Claretian Communications Foundation, Inc.

Posted at Aug 21 2015 05:34 AM | Updated as of Aug 21 2015 01:37 PM

Ps 146:5-6ab, 6c-7, 8-9a, 9bc-10
Praise the Lord, my soul!

Psalter: Week 4 / (White)
St. Pius X, pope

1st Reading: Ru 1:1, 3-6, 14b-16, 22
There was a famine in the land during the time of the Judges, and a man from Bethlehem in Judah departed with his wife and two sons to sojourn in the country of Moab. Naomi’s husband Elimelech died. She was left with her two sons, who married Moabite women, one named Orpah and the other Ruth. After living in Moab for about ten years, Mahlon and Chilion also died and Naomi was left bereft of husband and two sons. Having heard that Yahweh had come to help his people by giving them food, Naomi prepared to return home.
Then Orpah kissed her mother-in-law goodbye, but Ruth clung to her. Naomi said, “Look, your sister-in-law returns to her people and her gods. You too must return. Go after her.” Ruth replied, “Don’t ask me to leave you. For I will go where you go and stay where you stay. Your people will be my people and your god, my God.
Thus it was that Naomi returned from Moab with her Moabite daughter-in-law and arrived in Bethlehem as the barley harvest began.

Gospel: Mt 22:34-40
When the Pharisees heard how Jesus had silenced the Sadducees, they assembled together. One of them, a lawyer, questioned him to test him, “Teacher, which commandment of the law is the greatest?”
Jesus answered, “You shall love the Lord your God with all your heart, with all your soul, and with all your mind. This is the ?rst and the most important of the commandments. The second is like it: You shall love your neighbor as yourself. The whole Law and the Prophets are founded on these two commandments.”

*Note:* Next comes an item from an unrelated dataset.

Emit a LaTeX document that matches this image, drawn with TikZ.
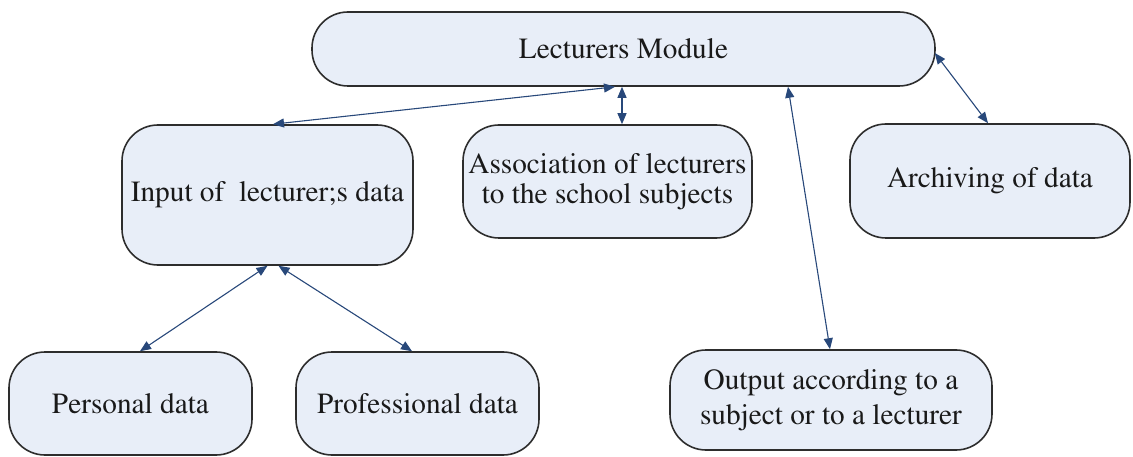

Today’s gospel reading presents the opponents of Jesus questioning him on a hierarchy of commandments. Jesus invites them to look towards God and people. Not a tape recording, but a live broadcast. The problem is no longer to acquire a clear conscience; the problem is to love.
And so, what about the essential? The essential always has a face. That of a husband or a wife, those of children and parents, those of neighbors and co-workers, those more distant of people with whom we must struggle for a more humane society. The essential is also, at the same time, the face of all faces, that of Him whom Jesus has called Father so that all of us may know that we are all sons and daughters, brothers and sisters.
How does one concretely love one’s neighbor? It is not so much a matter of feelings (some natural antipathies are almost insurmountable) as a matter of attitudes and actions. St. Paul describes in the following terms what is true charity: “Love bears all things, believes all things, hopes all things” (1 Cor 13:7). When we seek to excuse the neighbors’ faults, when we always hope that they will improve (whatever appearances), when we accept them as they are—then we really love, then we are true sons and daughters of God.